Mar 042011
 

Another blog post written at 32,000 feet as that is when the issue hit me. I have various electronic devices as my dedicated reader knows. I have previously talked about various data access connection challenges. This new challenge is not one of my own doing. It is a poor user experience or use case definition. This problem was illustrated by Amazon and their Kindle applications, but it does not apply to just them. This challenge happens to many applications beyond this example.

I have found a time where the electronic delivery of a book advantages outstrip the disadvantages I previously outlined. This happened with a “for Dummies” book. At work, I am on a software implementation team rolling out a new application package. I wanted the “for Dummies” book for the application. I looked at Amazon and the book was available both in paperback and in Kindle form. The Kindle form was substatianaly less expensive, but the key item was I could get literally instant delivery. While on a conference call I was able to purchase the book, take delivery of it, and reference it during the call. It was very powerful and better than using the Internet search tools as it has high signal to noise and no rabbit trails.

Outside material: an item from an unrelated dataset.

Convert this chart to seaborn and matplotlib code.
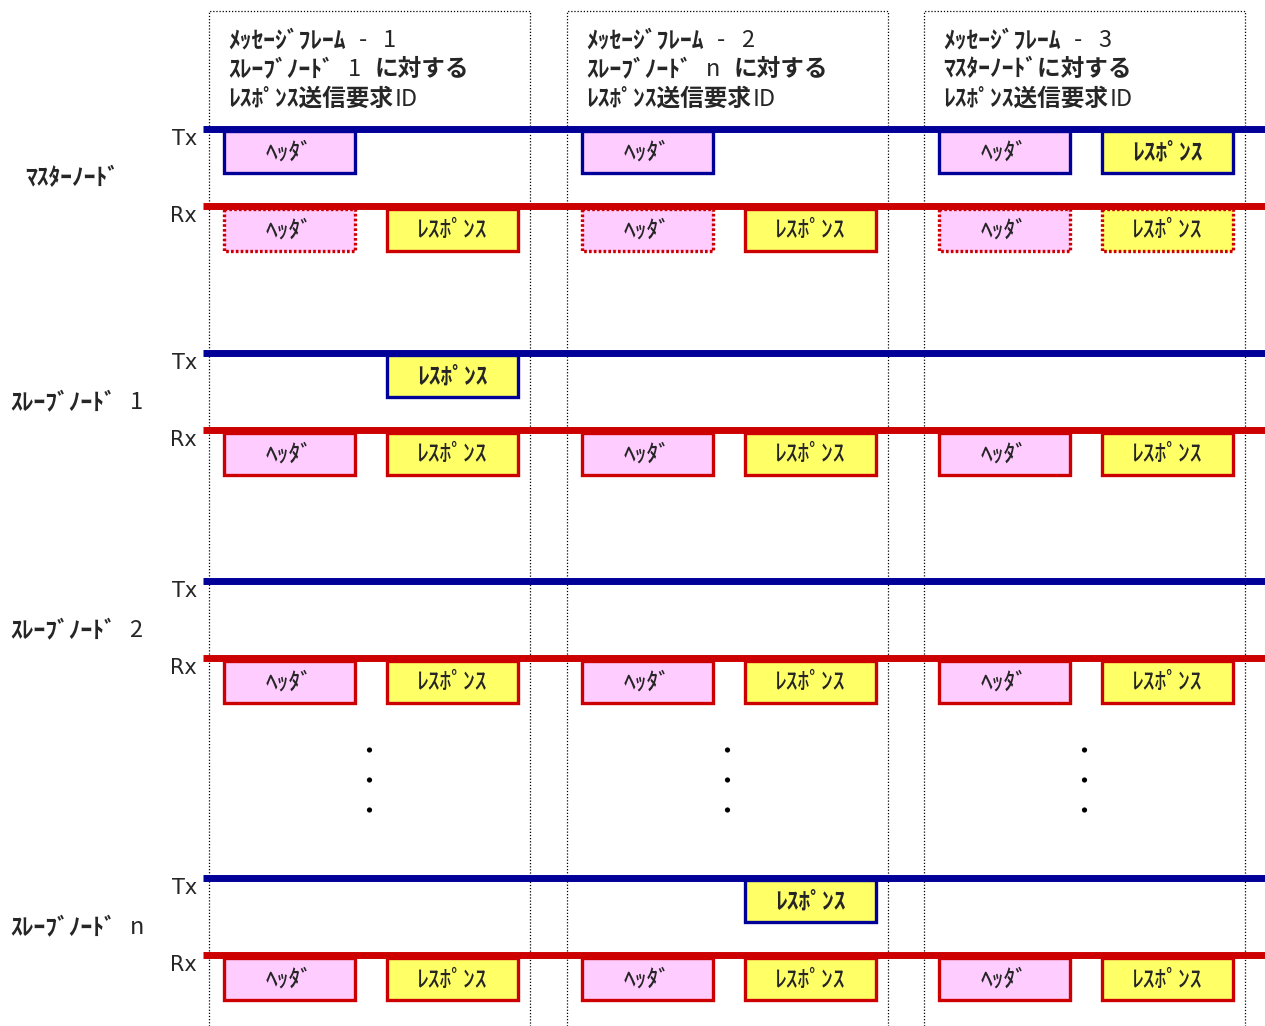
import re
import matplotlib.pyplot as plt
import seaborn as sns
import pandas as pd
from matplotlib.patches import Rectangle

# フレームとノードの内容
frame_titles = [
    ["ﾒｯｾｰｼﾞﾌﾚｰﾑ - 1", "ｽﾚｰﾌﾞﾉｰﾄﾞ 1 に対する", "ﾚｽﾎﾟﾝｽ送信要求ID"],
    ["ﾒｯｾｰｼﾞﾌﾚｰﾑ - 2", "ｽﾚｰﾌﾞﾉｰﾄﾞ n に対する", "ﾚｽﾎﾟﾝｽ送信要求ID"],
    ["ﾒｯｾｰｼﾞﾌﾚｰﾑ - 3", "ﾏｽﾀｰﾉｰﾄﾞに対する", "ﾚｽﾎﾟﾝｽ送信要求ID"],
]
node_names = ["ﾏｽﾀｰﾉｰﾄﾞ", "ｽﾚｰﾌﾞﾉｰﾄﾞ 1", "ｽﾚｰﾌﾞﾉｰﾄﾞ 2", "ｽﾚｰﾌﾞﾉｰﾄﾞ n"]
responders = [1, 3, 0]      # 各フレームでレスポンスを送るノード
header_node = 0             # ヘッダはマスターが送る
header_label = "ﾍｯﾀﾞ"
response_label = "ﾚｽﾎﾟﾝｽ"

# レイアウト (ピクセル)
W, H = 1265, 1026
frame_x0 = [209, 567, 924]
frame_w = 321
frame_top = 11
tx_y = [129, 353, 581, 878]
rx_off = 77
box_off = {"h": 15, "r": 178}
box_w, box_h = 131, 42

BLUE = "#000099"
RED = "#cc0000"
PINK = "#ffccff"
YELLOW = "#ffff66"

sns.set_theme(style="white")
plt.rcParams['font.family'] = ['Noto Sans CJK JP', 'DejaVu Sans']

fig = plt.figure(figsize=(W / 100, H / 100), dpi=100)
ax = fig.add_axes([0, 0, 1, 1])
ax.set_xlim(0, W)
ax.set_ylim(H, 0)
ax.axis("off")
renderer = fig.canvas.get_renderer()


def rich_text(x, y, s, size):
    # 半角英数は細字・半角幅の空白、それ以外は太字 (MSゴシック風)
    em = size * 100 / 72
    for run in re.findall(r" +|[!-~]+|[^ !-~]+", s):
        if run.startswith(" "):
            x += 0.5 * em * len(run)
            continue
        if run[0] <= "~":
            t = ax.text(x + 0.08 * em, y, run, fontsize=size, fontweight="normal",
                        va="baseline", ha="left")
            x = t.get_window_extent(renderer).x1 + 0.08 * em
        else:
            t = ax.text(x, y, run, fontsize=size, fontweight="bold",
                        va="baseline", ha="left")
            x = t.get_window_extent(renderer).x1


# フレーム枠 (点線)
for i, x0 in enumerate(frame_x0):
    x1 = x0 + frame_w
    ax.plot([x0, x0, x1, x1], [H, frame_top, frame_top, H], color="black",
            lw=0.9, ls=(0, (1, 1.5)), zorder=1)
    for k, line in enumerate(frame_titles[i]):
        rich_text(x0 + 19, 47 + 29.5 * k, line, 17)


def draw_box(x, y, kind, edge, dotted, bold):
    face = PINK if kind == "h" else YELLOW
    ls = (0, (0.8, 0.65)) if dotted else "-"
    ax.add_patch(Rectangle((x, y), box_w, box_h, facecolor=face, edgecolor=edge,
                           lw=2.4, ls=ls, zorder=2))
    ax.text(x + box_w / 2, y + box_h / 2 + 1, header_label if kind == "h" else response_label,
            ha="center", va="center", fontsize=17,
            fontweight="bold" if bold else "medium", zorder=3)


for n, name in enumerate(node_names):
    ty = tx_y[n]
    ry = ty + rx_off
    rich_text(10 if n else 25, ty + 56, name, 17)
    for lab, yy in (("Tx", ty), ("Rx", ry)):
        ax.text(197, yy + 10, lab, fontsize=15, family="DejaVu Sans",
                ha="right", va="center")
    ax.hlines([ty], 203, W, color=BLUE, lw=5, zorder=4)
    ax.hlines([ry], 203, W, color=RED, lw=5, zorder=4)

    for f, x0 in enumerate(frame_x0):
        # 送信側
        if n == header_node:
            draw_box(x0 + box_off["h"], ty + 2, "h", BLUE, False, False)
        if n == responders[f]:
            draw_box(x0 + box_off["r"], ty + 2, "r", BLUE, False, True)
        # 受信側 (マスター自身の送信分はエコーとして点線)
        draw_box(x0 + box_off["h"], ry + 3, "h", RED, n == header_node and n == 0, False)
        draw_box(x0 + box_off["r"], ry + 3, "r", RED, n == responders[f] and n == 0, False)

# 省略記号
dots = pd.DataFrame({
    "x": [x0 + frame_w / 2 for x0 in frame_x0 for _ in range(3)],
    "y": [750 + 30 * k for _ in frame_x0 for k in range(3)],
})
sns.scatterplot(data=dots, x="x", y="y", ax=ax, color="black", s=14,
                edgecolor="none", legend=False)
ax.set_xlim(0, W)
ax.set_ylim(H, 0)
ax.axis("off")

fig.savefig("out.png", dpi=100)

The next day I had a business trip, I had my analog reading material and my electronic versions. On the plane flight I started to truly ready my newly purchased book. It was also the first time I had started to explore some of the Kindle application features. I saw that there were sections of the book that were underlined. Not underlined texted, but a dashed underline. I was not sure what it was at first, but I found out that it meant that other readers had highlighted that passage. The idea of crowd sourced highlighting was intriguing for me; it helps to know what areas one should pay attention to.

I wanted to see what other features were available. My brain needed a little break from thinking about business practices. I was going to use that time to browse through the help file and see what other features were available that I might not be using in the Kindle application. I was airborne when I wanted to do that. I had no Internet access on that flight. As a result of not being connected to the Internet the help file was not available.

That seems very counterintuitive, why would an electronic reading application not include a help file with it? Think about that for a moment. Something that is designed to read document while disconnected from the Intenet is not able to read its own help file while not connected. It is not just Kindle that has this design flaw. Cloudreader, Nook, and iBooks for iPad do not have a help file that is readily available. I am sure that I can continue to list others as well. It also occurs with applications for workstations.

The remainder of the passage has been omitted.